Hopefully this rationale will help you recognize the motivation behind that advice, which might help you recognize when the advice does or doesn’t apply.
Notes on Key Management
In order to simplify your key management scheme, it may be useful to store a small number of root keys, and re-derive many keys for specific purposes “on-the-fly” (a.k.a. when you need them) using the HashKDF function.
More Notes on Key Reuse
The term “key reuse” can be ambiguous.
As defined in our lecture, “key reuse” refers to the practice of using the same key in multiple algorithms. For example, if you use the same key to encrypt some data and HMAC that same data, this is a case of “key reuse” as defined in lecture. As discussed in lecture, you should always use one key per algorithm.
Note that using the same key to encrypt different pieces of data, or using the same key to MAC/sign different pieces of data, is not considered key reuse (as defined in lecture). Recall that the whole point of discarding one-time pads and introducing block ciphers was to allow for using the same key to encrypt different pieces of data.
Even though using one key per algorithm solves the “key reuse” problem from lecture, it doesn’t necessarily mean that other issues with key reuse don’t exist.
As an example, suppose you use the same, hard-coded key to encrypt every single value in your design. You use a different key (also hard-coded) to MAC every single value in your design. This is not a case of “key reuse” from lecture, because you did use one key per algorithm. However, this is still an insecure design because an attacker could read the hard-coded keys in your code and decrypt and modify all your stored data.

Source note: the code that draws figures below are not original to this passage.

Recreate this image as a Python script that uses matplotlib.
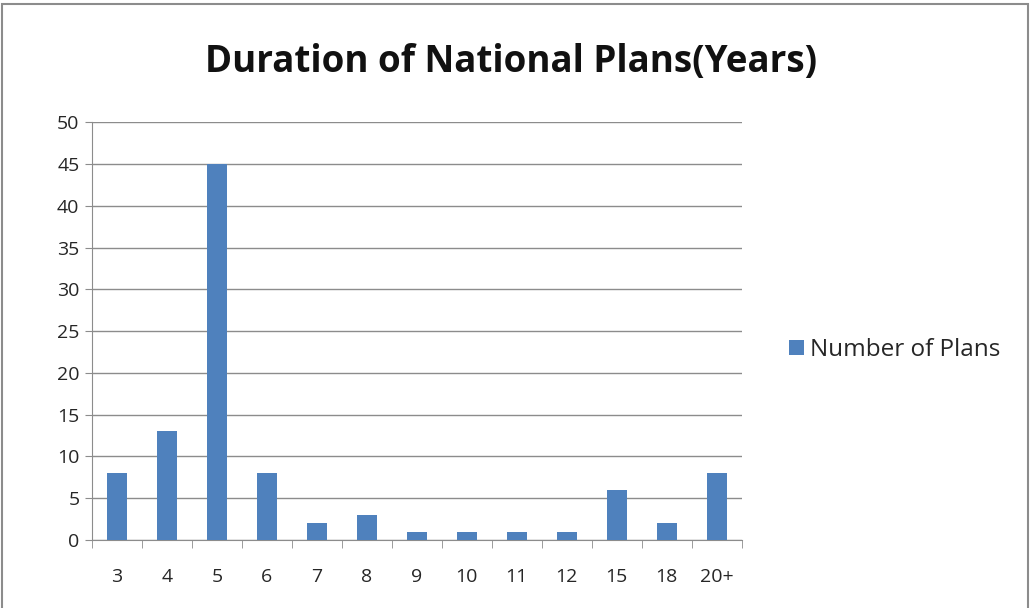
import matplotlib
matplotlib.use("Agg")
from matplotlib import pyplot as plt
from matplotlib.patches import Rectangle
import numpy as np

categories = ['3', '4', '5', '6', '7', '8', '9', '10', '11', '12', '15', '18', '20+']
plans = [8, 13, 45, 8, 2, 3, 1, 1, 1, 1, 6, 2, 8]
yticks = [0, 5, 10, 15, 20, 25, 30, 35, 40, 45, 50]

plt.rcParams['font.family'] = ['Open Sans', 'DejaVu Sans']
txt = '#262626'

fig = plt.figure(figsize=(10.33, 6.08), dpi=100)
ax = fig.add_axes([0.089, 0.112, 0.629, 0.687])

x = np.arange(len(categories))
ax.bar(x, plans, width=0.4, color='#4F81BD', label='Number of Plans', zorder=3)

ax.set_xlim(-0.5, len(categories) - 0.5)
ax.set_ylim(0, 50)
ax.set_yticks(yticks)
ax.set_yticklabels([str(v) for v in yticks], fontsize=14, color=txt)
ax.yaxis.grid(True, color='#8c8c8c', linewidth=1, zorder=0)

ax.set_xticks(x)
ax.set_xticklabels(categories, fontsize=14, color=txt)
ax.tick_params(axis='x', length=0, pad=20)
ax.set_xticks(np.arange(-0.5, len(categories)), minor=True)
ax.tick_params(axis='x', which='minor', length=6, color='#8c8c8c', direction='out')
ax.tick_params(axis='y', length=5, color='#8c8c8c', direction='out', pad=4)

for s in ['top', 'right']:
    ax.spines[s].set_visible(False)
for s in ['left', 'bottom']:
    ax.spines[s].set_color('#8c8c8c')

fig.text(0.495, 0.898, 'Duration of National Plans(Years)', ha='center', va='center',
         fontsize=26.5, fontweight='bold', color='#111111')

leg = fig.legend(loc='center left', bbox_to_anchor=(0.764, 0.424), frameon=False,
                 fontsize=17.5, handlelength=0.6, handleheight=0.6, handletextpad=0.25,
                 borderaxespad=0, borderpad=0)
for t in leg.get_texts():
    t.set_color(txt)

fig.patches.append(Rectangle((0.002, -0.01), 0.993, 1.004, transform=fig.transFigure,
                             fill=False, edgecolor='#8c8c8c', linewidth=1.5))

fig.savefig('out.png', dpi=100)
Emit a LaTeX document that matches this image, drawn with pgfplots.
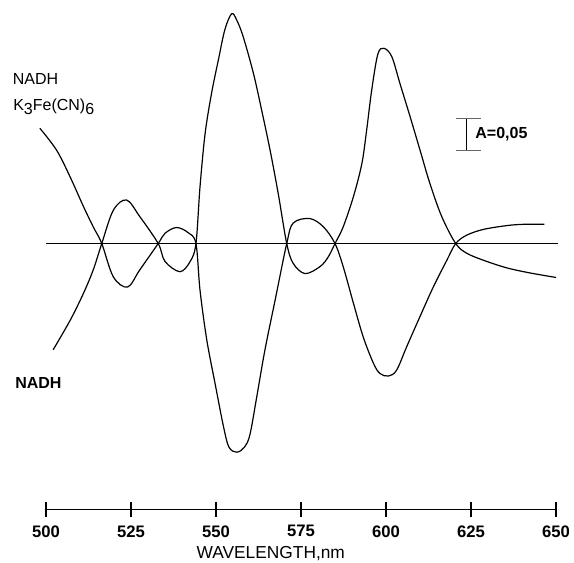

In summary: Reusing the same key in different algorithms is the “key reuse” problem from lecture, and you should always avoid this. Other cases of key reuse may exist in your design; it’s your job to figure out when these cases are problematic.
Strings and Byte Arrays
Be very careful about casting byte arrays to strings. Byte arrays can contain any byte between 0 and 255, including some bytes that correspond to unprintable characters. If you cast a byte array containing unprintable characters to a string, the resulting string could have unexpected behavior. A safer way to convert byte arrays to strings (and back) is to use the encoding/hex
library, which we’ve imported for you.
If you instead need to convert strings to byte arrays (and back), you can use json.Marshal
. Recall that marshalling works on any data structure, including strings.